§ Required task
Skip every picture and transcribe the remaining material exactly.
-- START OF Given material --
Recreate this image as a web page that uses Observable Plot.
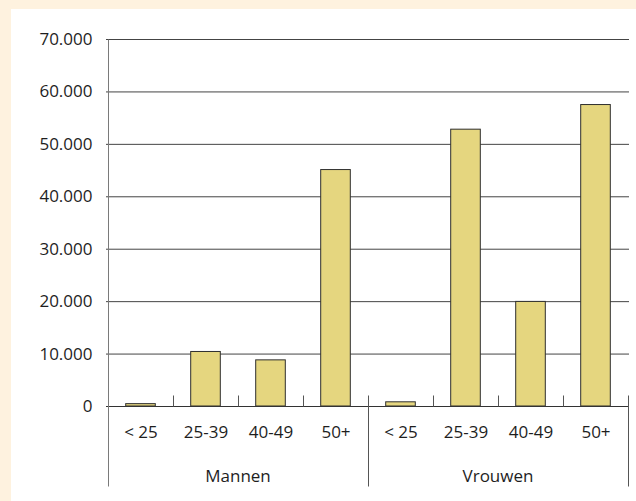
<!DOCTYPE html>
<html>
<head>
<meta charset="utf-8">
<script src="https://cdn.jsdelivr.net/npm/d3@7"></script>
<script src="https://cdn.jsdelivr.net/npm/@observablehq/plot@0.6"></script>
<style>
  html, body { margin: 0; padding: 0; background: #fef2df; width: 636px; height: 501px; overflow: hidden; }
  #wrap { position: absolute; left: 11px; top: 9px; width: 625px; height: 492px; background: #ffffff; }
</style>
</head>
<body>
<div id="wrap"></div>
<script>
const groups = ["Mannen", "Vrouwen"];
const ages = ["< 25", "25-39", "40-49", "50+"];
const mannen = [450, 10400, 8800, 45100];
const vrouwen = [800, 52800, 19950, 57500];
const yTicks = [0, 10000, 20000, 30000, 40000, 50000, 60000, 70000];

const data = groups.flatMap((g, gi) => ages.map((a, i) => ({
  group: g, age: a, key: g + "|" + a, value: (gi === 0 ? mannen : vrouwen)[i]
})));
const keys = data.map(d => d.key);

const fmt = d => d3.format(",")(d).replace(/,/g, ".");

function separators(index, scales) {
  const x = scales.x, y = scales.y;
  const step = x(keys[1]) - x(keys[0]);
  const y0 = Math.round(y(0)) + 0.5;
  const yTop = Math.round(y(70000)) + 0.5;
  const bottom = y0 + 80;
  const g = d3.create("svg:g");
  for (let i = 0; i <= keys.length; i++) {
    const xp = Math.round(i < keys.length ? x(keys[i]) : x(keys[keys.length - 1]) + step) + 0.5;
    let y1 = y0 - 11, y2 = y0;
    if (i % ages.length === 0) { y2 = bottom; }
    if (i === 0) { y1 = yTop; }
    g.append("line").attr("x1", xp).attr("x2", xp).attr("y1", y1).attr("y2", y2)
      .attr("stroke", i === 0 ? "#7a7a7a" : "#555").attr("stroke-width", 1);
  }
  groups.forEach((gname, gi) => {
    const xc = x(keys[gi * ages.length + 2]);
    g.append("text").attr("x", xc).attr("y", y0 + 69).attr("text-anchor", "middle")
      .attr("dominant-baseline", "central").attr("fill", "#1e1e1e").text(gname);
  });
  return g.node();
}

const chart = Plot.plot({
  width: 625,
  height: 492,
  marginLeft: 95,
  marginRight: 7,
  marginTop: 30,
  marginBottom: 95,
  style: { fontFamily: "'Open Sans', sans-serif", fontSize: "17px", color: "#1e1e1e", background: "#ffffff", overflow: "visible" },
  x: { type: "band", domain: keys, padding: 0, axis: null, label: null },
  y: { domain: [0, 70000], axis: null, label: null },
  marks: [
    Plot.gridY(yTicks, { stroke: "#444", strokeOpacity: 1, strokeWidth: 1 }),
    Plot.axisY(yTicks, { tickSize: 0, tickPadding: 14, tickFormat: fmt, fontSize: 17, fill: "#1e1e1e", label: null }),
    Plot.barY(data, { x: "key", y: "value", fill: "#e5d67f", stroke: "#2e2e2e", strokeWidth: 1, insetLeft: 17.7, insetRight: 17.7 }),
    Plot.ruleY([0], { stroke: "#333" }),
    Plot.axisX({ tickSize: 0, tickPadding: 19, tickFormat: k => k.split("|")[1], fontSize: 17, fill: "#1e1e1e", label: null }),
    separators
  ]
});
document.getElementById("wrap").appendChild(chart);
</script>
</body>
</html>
-- END OF Given material --
§ Answer to this exercise
Recreate this image as a web page that uses Observable Plot.
<!DOCTYPE html>
<html>
<head>
<meta charset="utf-8">
<script src="https://cdn.jsdelivr.net/npm/d3@7"></script>
<script src="https://cdn.jsdelivr.net/npm/@observablehq/plot@0.6"></script>
<style>
  html, body { margin: 0; padding: 0; background: #fef2df; width: 636px; height: 501px; overflow: hidden; }
  #wrap { position: absolute; left: 11px; top: 9px; width: 625px; height: 492px; background: #ffffff; }
</style>
</head>
<body>
<div id="wrap"></div>
<script>
const groups = ["Mannen", "Vrouwen"];
const ages = ["< 25", "25-39", "40-49", "50+"];
const mannen = [450, 10400, 8800, 45100];
const vrouwen = [800, 52800, 19950, 57500];
const yTicks = [0, 10000, 20000, 30000, 40000, 50000, 60000, 70000];

const data = groups.flatMap((g, gi) => ages.map((a, i) => ({
  group: g, age: a, key: g + "|" + a, value: (gi === 0 ? mannen : vrouwen)[i]
})));
const keys = data.map(d => d.key);

const fmt = d => d3.format(",")(d).replace(/,/g, ".");

function separators(index, scales) {
  const x = scales.x, y = scales.y;
  const step = x(keys[1]) - x(keys[0]);
  const y0 = Math.round(y(0)) + 0.5;
  const yTop = Math.round(y(70000)) + 0.5;
  const bottom = y0 + 80;
  const g = d3.create("svg:g");
  for (let i = 0; i <= keys.length; i++) {
    const xp = Math.round(i < keys.length ? x(keys[i]) : x(keys[keys.length - 1]) + step) + 0.5;
    let y1 = y0 - 11, y2 = y0;
    if (i % ages.length === 0) { y2 = bottom; }
    if (i === 0) { y1 = yTop; }
    g.append("line").attr("x1", xp).attr("x2", xp).attr("y1", y1).attr("y2", y2)
      .attr("stroke", i === 0 ? "#7a7a7a" : "#555").attr("stroke-width", 1);
  }
  groups.forEach((gname, gi) => {
    const xc = x(keys[gi * ages.length + 2]);
    g.append("text").attr("x", xc).attr("y", y0 + 69).attr("text-anchor", "middle")
      .attr("dominant-baseline", "central").attr("fill", "#1e1e1e").text(gname);
  });
  return g.node();
}

const chart = Plot.plot({
  width: 625,
  height: 492,
  marginLeft: 95,
  marginRight: 7,
  marginTop: 30,
  marginBottom: 95,
  style: { fontFamily: "'Open Sans', sans-serif", fontSize: "17px", color: "#1e1e1e", background: "#ffffff", overflow: "visible" },
  x: { type: "band", domain: keys, padding: 0, axis: null, label: null },
  y: { domain: [0, 70000], axis: null, label: null },
  marks: [
    Plot.gridY(yTicks, { stroke: "#444", strokeOpacity: 1, strokeWidth: 1 }),
    Plot.axisY(yTicks, { tickSize: 0, tickPadding: 14, tickFormat: fmt, fontSize: 17, fill: "#1e1e1e", label: null }),
    Plot.barY(data, { x: "key", y: "value", fill: "#e5d67f", stroke: "#2e2e2e", strokeWidth: 1, insetLeft: 17.7, insetRight: 17.7 }),
    Plot.ruleY([0], { stroke: "#333" }),
    Plot.axisX({ tickSize: 0, tickPadding: 19, tickFormat: k => k.split("|")[1], fontSize: 17, fill: "#1e1e1e", label: null }),
    separators
  ]
});
document.getElementById("wrap").appendChild(chart);
</script>
</body>
</html>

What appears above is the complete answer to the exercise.